Never walk away from a dispute over levee access

By R.E. Graswich
May 2026

Eleven years ago, a cardiologist told me to walk. He said this while I was in bed at Mercy General Hospital counting staples in my chest that closed a surgical incision from a four-way heart bypass.

The doctor told me not to drive for three months. If I got into a crash and the airbag went off, about $250,000 worth of medical artistry would be wasted. Every day since, I’ve walked.

A favorite place to walk is the Sacramento River levee in Pocket and Greenhaven. I climb the levee at Garcia Bend Park or Zacharias Park. The river is beautiful.

Sometimes I walk to temporary gates installed by homeowners who live near the levee. I walk around the gates. Or step through them. Such gates are often open or wrecked. Gates can’t stop anyone who loves the river.

I’ve heard stories about people getting yelled at or worse for walking on the levee. In the “or worse” category are stories about people being soaked by motion-detection water sprinklers or chased by dogs.

A few years ago, I heard about a teenage boy who was assaulted by a homeowner along the levee. The homeowner wielded a pesticide spraying device. He screamed at the boy, chased him and called him a trespasser.

I spoke to the cops about this. A police lieutenant told me they knew of the incident but didn’t think it was serious enough to prosecute. He said it wasn’t clear if pesticides were sprayed on the boy. It wasn’t known if the device held pesticides.

I asked the lieutenant to think big picture. I said anyone who chases a kid with a pesticide device, loaded or not, deserves to be jailed or pressed into community service and anger management classes. And publicly humiliated.

The lieutenant said his people would keep an eye on things.

In all the years I’ve walked the levee—three decades—I’ve never been sprayed with pesticides or water or chased by dogs. Never been yelled at.

This makes me feel ignored, like I’ve missed out on a ripe, juicy conflict. For an old reporter, conflict is as irresistible as free beer and hot dogs.

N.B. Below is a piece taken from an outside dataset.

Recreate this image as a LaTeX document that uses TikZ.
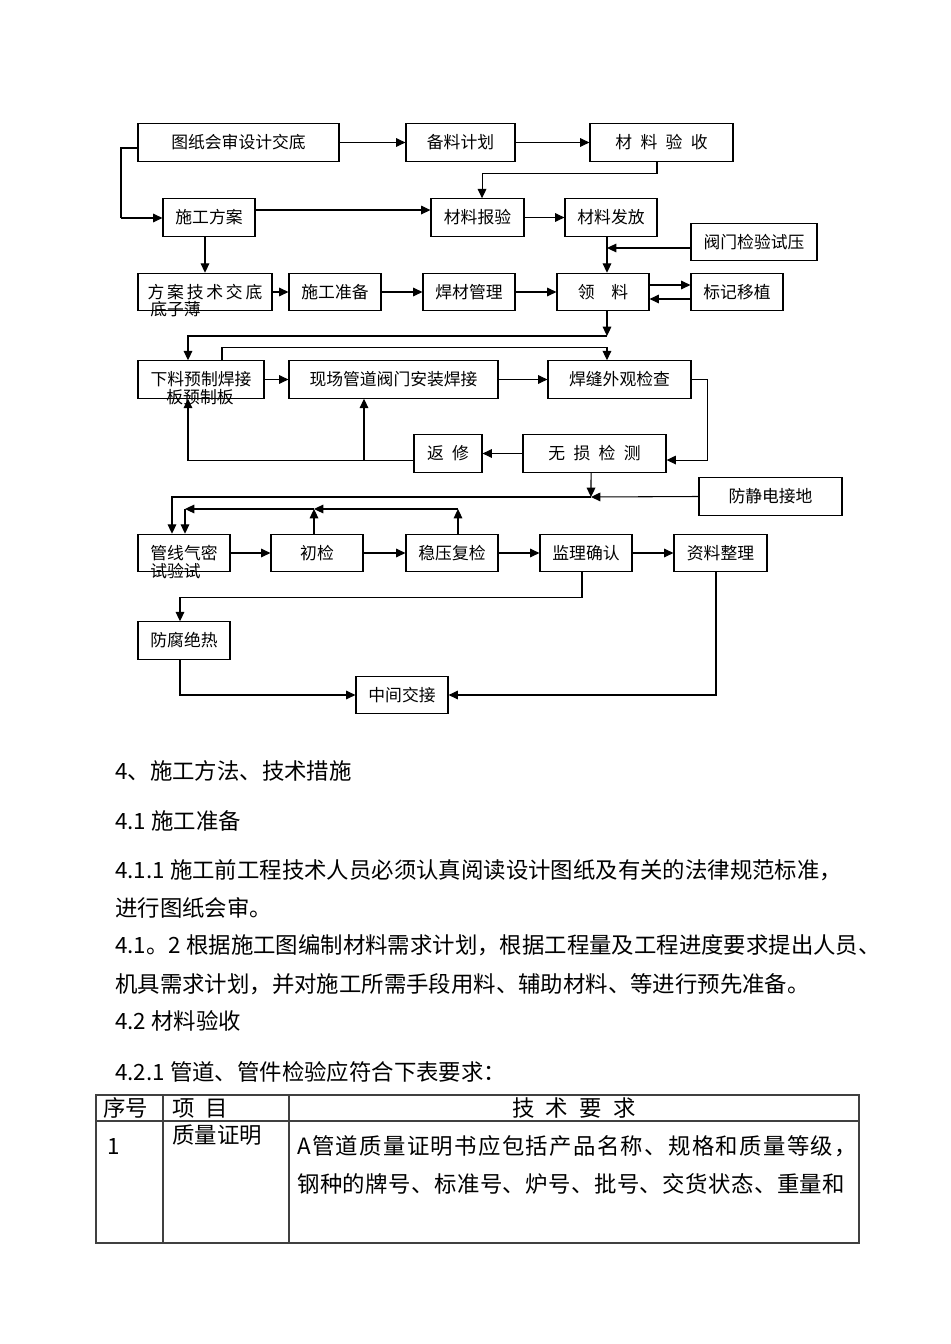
\documentclass[tikz,border=0pt]{standalone}
\usepackage{fontspec}
\newfontfamily\cjk{Noto Sans CJK SC}
\usetikzlibrary{arrows.meta}

\begin{document}
\begin{tikzpicture}[x=0.75pt, y=-0.75pt,
    box/.style={draw, line width=0.9pt, inner sep=0pt, minimum height=28pt,
        font={\cjk\fontsize{12.6pt}{15pt}\selectfont}},
    boxtxt/.style={inner sep=0pt, font={\cjk\fontsize{12.6pt}{15pt}\selectfont}},
    bodytxt/.style={inner sep=0pt, anchor=west, font={\cjk\fontsize{16.8pt}{20pt}\selectfont}},
    arr/.style={-{Triangle[length=7pt,width=6.5pt]}, line width=0.8pt},
    tbl/.style={line width=0.8pt, black!75}]

\useasboundingbox (0,0) rectangle (950,1344);
\fill[white] (0,0) rectangle (950,1344);

\foreach \n/\cx/\cy/\w/\t in
{   nDesign/238.5/142.5/201/图纸会审设计交底,
    nMatPlan/460.5/142.5/109/备料计划,
    nMatCheck/661.5/142.5/143/材\hspace{.5em}料\hspace{.5em}验\hspace{.5em}收,
    nScheme/209/217.5/92/施工方案,
    nMatReport/477.5/217.5/93/材料报验,
    nMatIssue/611/217.5/92/材料发放,
    nValveTest/754/242/126/阀门检验试压,
    nBriefing/205/292/134/方\,案\,技\,术\,交\,底,
    nPrep/335/292/92/施工准备,
    nWeldMat/469/292/92/焊材管理,
    nPickUp/603/292/92/领\hspace{1em}料,
    nMarking/737/292/92/标记移植,
    nPrefab/201/379.5/126/下料预制焊接,
    nInstall/393.5/379.5/209/现场管道阀门安装焊接,
    nWeldLook/619.5/379.5/143/焊缝外观检查,
    nRepair/448/453.5/68/返\hspace{.5em}修,
    nNDT/594.5/453.5/143/无\hspace{.5em}损\hspace{.5em}检\hspace{.5em}测,
    nGround/770.5/496.5/143/防静电接地,
    nLeakTest/184/553/92/管线气密,
    nFirst/317/553/92/初检,
    nStable/452/553/92/稳压复检,
    nSupervise/586/553/92/监理确认,
    nDocs/720.5/553/93/资料整理,
    nAnticorr/184/640.5/92/防腐绝热,
    nHandover/402/695/92/中间交接
}
{
    \node[box, minimum width=\w*0.75pt] (\n) at (\cx,\cy) {\t};
};

% second lines running out of the boxes
\node[boxtxt, anchor=west] (nBriefingB) at (150,309) {底子薄};
\node[boxtxt] (nPrefabB) at (200,397) {板预制板};
\node[boxtxt, anchor=west] (nLeakTestB) at (150,571) {试验试};

% top part
\draw[arr] (nDesign) -- (nMatPlan);
\draw[arr] (nMatPlan) -- (nMatCheck);
\coordinate (cDesL) at (121,148);
\coordinate (cDesB) at (121,218);
\draw[line width=0.8pt] (nDesign.west |- cDesL) -- (cDesL) -- (cDesB);
\draw[arr] (cDesB) -- (nScheme.west |- cDesB);
\draw[arr] ([yshift=5.6pt]nScheme.east) -- ([yshift=5.6pt]nMatReport.west);
\draw[arr] (nMatReport) -- (nMatIssue);
\draw[arr] ([xshift=-3.4pt]nMatCheck.south) -- ++(0,12) -| ([xshift=3.4pt]nMatReport.north);
\coordinate (cValve) at (607,248);
\draw[arr] (nValveTest.west |- cValve) -- (cValve);
\draw[arr] ([xshift=-3pt]nMatIssue.south) -- ([xshift=3pt]nPickUp.north);

\draw[arr] ([xshift=-3pt]nScheme.south) -- (nBriefing.north);
\foreach \a/\b in {nBriefing/nPrep, nPrep/nWeldMat, nWeldMat/nPickUp}
{
    \draw[arr] (\a) -- (\b);
};
\draw[arr] ([yshift=5.25pt]nPickUp.east) -- ([yshift=5.25pt]nMarking.west);
\draw[arr] ([yshift=-5.25pt]nMarking.west) -- ([yshift=-5.25pt]nPickUp.east);

% welding loop
\coordinate (cPick) at (607,336);
\draw[arr] ([xshift=3pt]nPickUp.south) -- (cPick);
\draw[arr] (cPick) -| ([xshift=-9.75pt]nPrefab.north);
\draw[arr] ([xshift=15.75pt]nPrefab.north) -- ++(0,-13) -| ([xshift=-9.4pt]nWeldLook.north);
\draw[arr] (nPrefab) -- (nInstall);
\draw[arr] (nInstall) -- (nWeldLook);
\draw[arr] (nWeldLook.east) -- ++(16,0) |- ([yshift=-4.9pt]nNDT.east);
\draw[arr] (nNDT) -- (nRepair);
\coordinate (cRepair) at (364,460);
\draw[arr] ([yshift=-4.9pt]nRepair.west) -| ([xshift=-9.75pt]nPrefab.south);
\draw[arr] (cRepair) -- (nInstall.south -| cRepair);

% testing
\coordinate (cGround) at (591,497);
\draw[arr] ([xshift=-2.6pt]nNDT.south) -- (cGround);
\draw[arr] (nGround.west) -- (cGround);
\draw[arr] (cGround) -| ([xshift=-9pt]nLeakTest.north);
\coordinate (cStable) at (458,509);
\coordinate (cFirst) at (314,509);
\coordinate (cLeak) at (185,509);
\draw[arr] (nStable.north -| cStable) -- (cStable);
\draw[arr] (cStable) -- (cFirst);
\draw[arr] (nFirst.north -| cFirst) -- (cFirst);
\draw[arr] (cFirst) -- (cLeak);
\draw[arr] (cLeak) -- (nLeakTest.north -| cLeak);
\foreach \a/\b in {nLeakTest/nFirst, nFirst/nStable, nStable/nSupervise, nSupervise/nDocs}
{
    \draw[arr] (\a) -- (\b);
};
\draw[arr] ([xshift=-3pt]nSupervise.south) -- ++(0,25) -| ([xshift=-3pt]nAnticorr.north);
\draw[arr] ([xshift=-3pt]nAnticorr.south) |- (nHandover.west);
\draw[arr] ([xshift=-3.4pt]nDocs.south) |- (nHandover.east);

% text below
\foreach \y/\t in
{   771/4、施工方法、技术措施,
    821/4.1 施工准备,
    870/4.1.1 施工前工程技术人员必须认真阅读设计图纸及有关的法律规范标准，,
    908/进行图纸会审。,
    945/4.1。2 根据施工图编制材料需求计划，根据工程量及工程进度要求提出人员、,
    984/机具需求计划，并对施工所需手段用料、辅助材料、等进行预先准备。,
    1021/4.2 材料验收,
    1072/4.2.1 管道、管件检验应符合下表要求：
}
{
    \node[bodytxt] (tL\y) at (115,\y) {\t};
};

% table
\draw[tbl] (96,1095) rectangle (859,1243);
\draw[tbl] (96,1121) -- (859,1121);
\draw[tbl] (163,1095) -- (163,1243);
\draw[tbl] (289,1095) -- (289,1243);
\node[bodytxt] (tNo) at (103,1108) {序号};
\node[bodytxt] (tItem) at (172,1108) {项\hspace{.5em}目};
\node[bodytxt, anchor=center] (tReq) at (574,1108) {技\hspace{.5em}术\hspace{.5em}要\hspace{.5em}求};
\node[bodytxt] (tOne) at (107,1146) {1};
\node[bodytxt] (tQual) at (172,1135) {质量证明};
\node[bodytxt] (tReqA) at (297,1146) {\addfontfeatures{LetterSpace=6}A管道质量证明书应包括产品名称、规格和质量等级，};
\node[bodytxt] (tReqB) at (297,1184) {\addfontfeatures{LetterSpace=2}钢种的牌号、标准号、炉号、批号、交货状态、重量和};

\end{tikzpicture}
\end{document}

I don’t know how I’ll respond if someone yells at me or sprays water or pesticide or sends dogs to chase me on the levee. But I bet I can describe whatever happens in 650 words.

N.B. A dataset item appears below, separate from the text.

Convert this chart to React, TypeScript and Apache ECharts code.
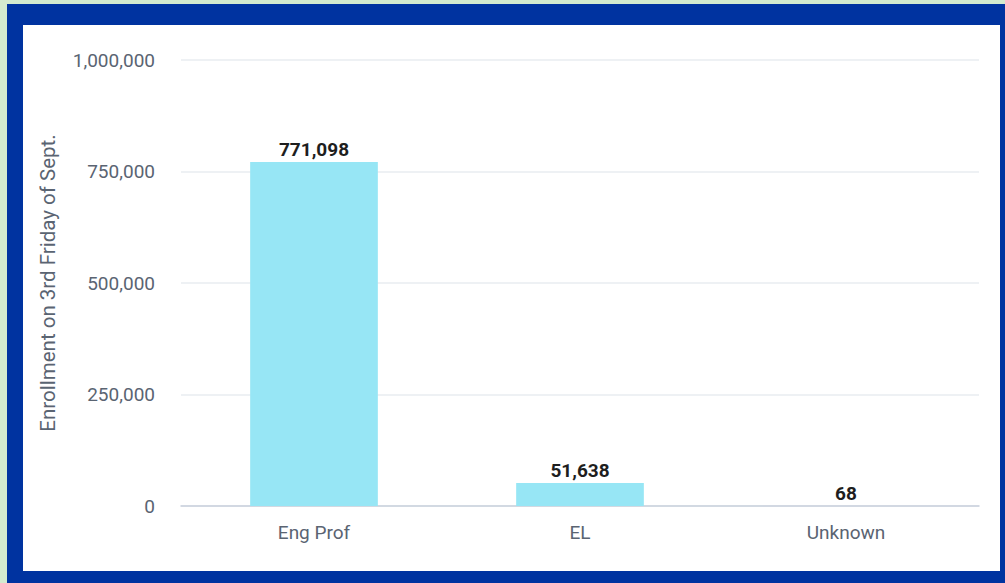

My attraction to conflict helps explain why I’ve banged away on levee access in these pages for 13 years. Column after column. Month after month. Levee access and its accompanying conflicts are a crusade.

The grand, existential levee access conflict is an unbeatable story. A handful of homeowners blocked access to a beautiful public resource. Nobody fought back. A half-century passed.

Now I can’t stop banging away until the levee bike trail opens.

Here’s how it all started. Fifty-one years ago, the city promised to build a bike path on the Sacramento River levee.

A group of homeowners near the levee complained about privacy. City and state officials rolled over.

Authorities rubber-stamped requests to block the levee with private gates and fences. Squeaky wheels got greased.

The homeowners claimed they owned the levee. They got away with this nonsense thanks to City Hall connections and state officials asleep on the job.

Now the city is moving ahead with the bike path’s completion. Funds are in the bank. Loose ends of the nuisance kind—an environmental lawsuit, subterfuge about easements—are being handled by the city. State officials are on board. They just need the final paperwork.

Within the next year, fenced-off levee sections in Pocket will be paved and open. The city will work on opening a mile-long levee trail stretch in Little Pocket.

I’ll need to find another conflict. A peaceful walk on the levee should inspire something.